Exercise prompt:
Transcribe all of the material below word for word and leave out its pictures.

Data section:
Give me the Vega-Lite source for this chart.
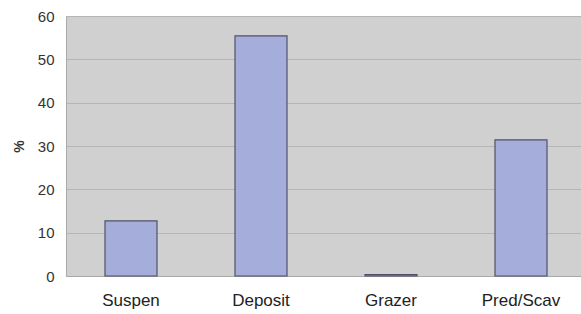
{
  "$schema": "https://vega.github.io/schema/vega-lite/v6.json",
  "autosize": "none",
  "width": 520,
  "height": 260,
  "padding": {"left": 66, "top": 16, "right": 0, "bottom": 38},
  "background": "white",
  "config": {
    "view": {"fill": "#d0d0d0", "stroke": null},
    "font": "Liberation Sans"
  },
  "data": {
    "values": [
      {"group": "Suspen", "pct": 12.7},
      {"group": "Deposit", "pct": 55.4},
      {"group": "Grazer", "pct": 0.3},
      {"group": "Pred/Scav", "pct": 31.4}
    ]
  },
  "mark": {"type": "bar", "fill": "#a5aedb", "stroke": "#50506a", "strokeWidth": 1.2},
  "encoding": {
    "x": {
      "field": "group",
      "type": "nominal",
      "sort": null,
      "scale": {"paddingInner": 0.6, "paddingOuter": 0.3},
      "axis": {
        "title": null,
        "labelAngle": 0,
        "labelFontSize": 17,
        "labelColor": "#222222",
        "labelPadding": 16,
        "ticks": false,
        "domainColor": "#aaaaaa"
      }
    },
    "y": {
      "field": "pct",
      "type": "quantitative",
      "scale": {"domain": [0, 60]},
      "axis": {
        "title": "%",
        "titleFontSize": 14,
        "titleFontWeight": "bold",
        "titleColor": "#333333",
        "titlePadding": 11,
        "values": [0, 10, 20, 30, 40, 50, 60],
        "labelFontSize": 15,
        "labelColor": "#333333",
        "labelPadding": 12,
        "ticks": false,
        "gridColor": "#b5b5b5",
        "gridWidth": 1,
        "domainColor": "#aaaaaa"
      }
    }
  }
}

Expected output:
Give me the Vega-Lite source for this chart.
{
  "$schema": "https://vega.github.io/schema/vega-lite/v6.json",
  "autosize": "none",
  "width": 520,
  "height": 260,
  "padding": {"left": 66, "top": 16, "right": 0, "bottom": 38},
  "background": "white",
  "config": {
    "view": {"fill": "#d0d0d0", "stroke": null},
    "font": "Liberation Sans"
  },
  "data": {
    "values": [
      {"group": "Suspen", "pct": 12.7},
      {"group": "Deposit", "pct": 55.4},
      {"group": "Grazer", "pct": 0.3},
      {"group": "Pred/Scav", "pct": 31.4}
    ]
  },
  "mark": {"type": "bar", "fill": "#a5aedb", "stroke": "#50506a", "strokeWidth": 1.2},
  "encoding": {
    "x": {
      "field": "group",
      "type": "nominal",
      "sort": null,
      "scale": {"paddingInner": 0.6, "paddingOuter": 0.3},
      "axis": {
        "title": null,
        "labelAngle": 0,
        "labelFontSize": 17,
        "labelColor": "#222222",
        "labelPadding": 16,
        "ticks": false,
        "domainColor": "#aaaaaa"
      }
    },
    "y": {
      "field": "pct",
      "type": "quantitative",
      "scale": {"domain": [0, 60]},
      "axis": {
        "title": "%",
        "titleFontSize": 14,
        "titleFontWeight": "bold",
        "titleColor": "#333333",
        "titlePadding": 11,
        "values": [0, 10, 20, 30, 40, 50, 60],
        "labelFontSize": 15,
        "labelColor": "#333333",
        "labelPadding": 12,
        "ticks": false,
        "gridColor": "#b5b5b5",
        "gridWidth": 1,
        "domainColor": "#aaaaaa"
      }
    }
  }
}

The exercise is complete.